Diagnostic tests may include:

  • Laboratory blood studies – full blood count to exclude anaemia due to excessive blood loss
  • Ultra-sound scan of the uterus.
  • Hysteroscopy (a telescopic instrument is inserted through the vagina to look inside the uterus) to diagnose the submucous type and look for other causes of bleeding
  • Saline infusion sonohysterography (ultrasound scan of the uterus after instillation of fluid into uterine cavity). This is helpful in diagnosing the different type of submucous fibroids
  • Magnetic Resonance Imaging (MRI) – sometimes, the ultrasound scan findings may be confused with adenomyosis and both may also co-exist. In such a situation, MRI of the pelvis may be necessary and is a better way of localizing and characterizing the fibroids. This is also necessary if planning for uterine artery embolization (UAE) treatment.

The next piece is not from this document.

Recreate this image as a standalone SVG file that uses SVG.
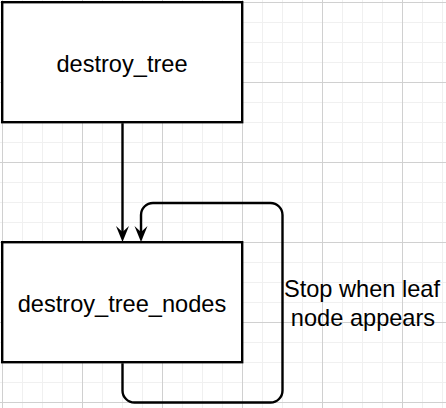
<svg xmlns="http://www.w3.org/2000/svg" width="446" height="408" viewBox="0 0 446 408">
<style>
.minor{stroke:#f0f0f0;stroke-width:1;fill:none}
.major{stroke:#d0d0d0;stroke-width:1;fill:none}
.box{fill:#ffffff;stroke:#000000;stroke-width:2.4}
.edge{fill:none;stroke:#000000;stroke-width:2.4;stroke-linejoin:round}
.lbl{font-family:"Liberation Sans",Arial,Helvetica,sans-serif;font-size:23.6px;fill:#000000;text-anchor:middle}
</style>
<defs>
<marker id="arrow" markerUnits="userSpaceOnUse" orient="auto" viewBox="-8 -8 20 16" markerWidth="20" markerHeight="16" refX="0" refY="0">
<path d="M10,0 L-6,-6.5 L0,0 L-6,6.5 Z" fill="#000000"/>
</marker>
</defs>
<rect width="446" height="408" fill="#ffffff"/>
<g id="grid">
<path class="minor" d="M22.5,0V408M42.5,0V408M62.5,0V408M102.5,0V408M122.5,0V408M142.5,0V408M182.5,0V408M202.5,0V408M222.5,0V408M262.5,0V408M282.5,0V408M302.5,0V408M342.5,0V408M362.5,0V408M382.5,0V408M422.5,0V408M442.5,0V408M0,22.5H446M0,42.5H446M0,62.5H446M0,102.5H446M0,122.5H446M0,142.5H446M0,182.5H446M0,202.5H446M0,222.5H446M0,262.5H446M0,282.5H446M0,302.5H446M0,342.5H446M0,362.5H446M0,382.5H446"/>
<path class="major" d="M2.5,0V408M82.5,0V408M162.5,0V408M242.5,0V408M322.5,0V408M402.5,0V408M0,2.5H446M0,82.5H446M0,162.5H446M0,242.5H446M0,322.5H446M0,402.5H446"/>
</g>
<g id="connectors">
<path class="edge" d="M122.5,123.2V232" marker-end="url(#arrow)"/>
<path class="edge" d="M122.5,363.2V390.5A12,12 0 0 0 134.5,402.5H270.5A12,12 0 0 0 282.5,390.5V215A12,12 0 0 0 270.5,203H153A12,12 0 0 0 141,215V232" marker-end="url(#arrow)"/>
</g>
<g id="destroy_tree">
<rect class="box" x="2.2" y="2.2" width="240" height="120"/>
<text class="lbl" x="122" y="72">destroy_tree</text>
</g>
<g id="destroy_tree_nodes">
<rect class="box" x="2.2" y="242.2" width="240" height="120"/>
<text class="lbl" x="122" y="312">destroy_tree_nodes</text>
</g>
<g id="loop_label">
<text class="lbl" x="362" y="297">Stop when leaf</text>
<text class="lbl" x="363" y="326">node appears</text>
</g>
</svg>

  • Endometrial biopsy – to exclude cancerous change. This can be done either in the clinic or in operating theatre (endometrial curettage).


  • Treatment is not required if there are no symptoms attributed directly to the fibroids or if the symptoms are mild and can be controlled with medications.
  • Medication can help ease the symptoms but will not cure fibroids.
  • A non-steroidal anti-inflammatory drugs (such as diclofenac, ibuprofen, mefenamic acid) is given if there is associated period pain with heavy flow.
  • Birth control pills (combined oral contraceptives) can reduce flow by 30 to 40% and suitable for those who required family planning as well.
  • Tranexamic acid tablets can help in reducing the monthly heavy flow by up to 40%. It is taken only during your heavy bleeding days and usually for 2 to 4 days.
  • Iron supplements is given if you are anaemic from excessive blood loss.
  • A gonadotropin-releasing hormone may be given in those with excessive bleeding or while waiting for surgery. It will induce abrupt, artificial menopause that will stop the bleeding and reduce the size of the fibroid. In general, this therapy is not used for longer than 3 months and is usually given prior to surgery. Another agent that can reduce the size of the fibroids and relieve the symptoms is ulipristal acetate (ESMYA). However, this is no longer used now due to its liver toxicity.
  • Fibroids can be removed surgically when they cause excessive bleeding or pain, produce symptoms that interfere with conception or pregnancy. Several surgical options are available. Hysterectomy is surgery to remove the uterus; a myomectomy removes only the fibroids.
  • A non-surgical option is the Uterine fibroid embolization (UFE), also called uterine artery embolization (UAE). It is a procedure that treats all fibroids in the uterus by cutting off the blood flow (embolize).
  • Blood transfusions may be needed to correct anemia, before, during or after the surgery.
  • Treatment should be individualized, depending on symptoms and diagnostic tests, location and size of the fibroids, your general health and desire for future pregnancies.
  • For minimal symptoms, no treatment may be needed, and you will be re-examined at 3-6 months intervals. Keep a record of dates of bleeding and the number of pads used each day.
  • There is no special diet for women with fibroids. Consider a weight loss diet if obesity is a problem.
  • Fibroids usually decrease in size without treatment after menopause. However, it will not totally disappear.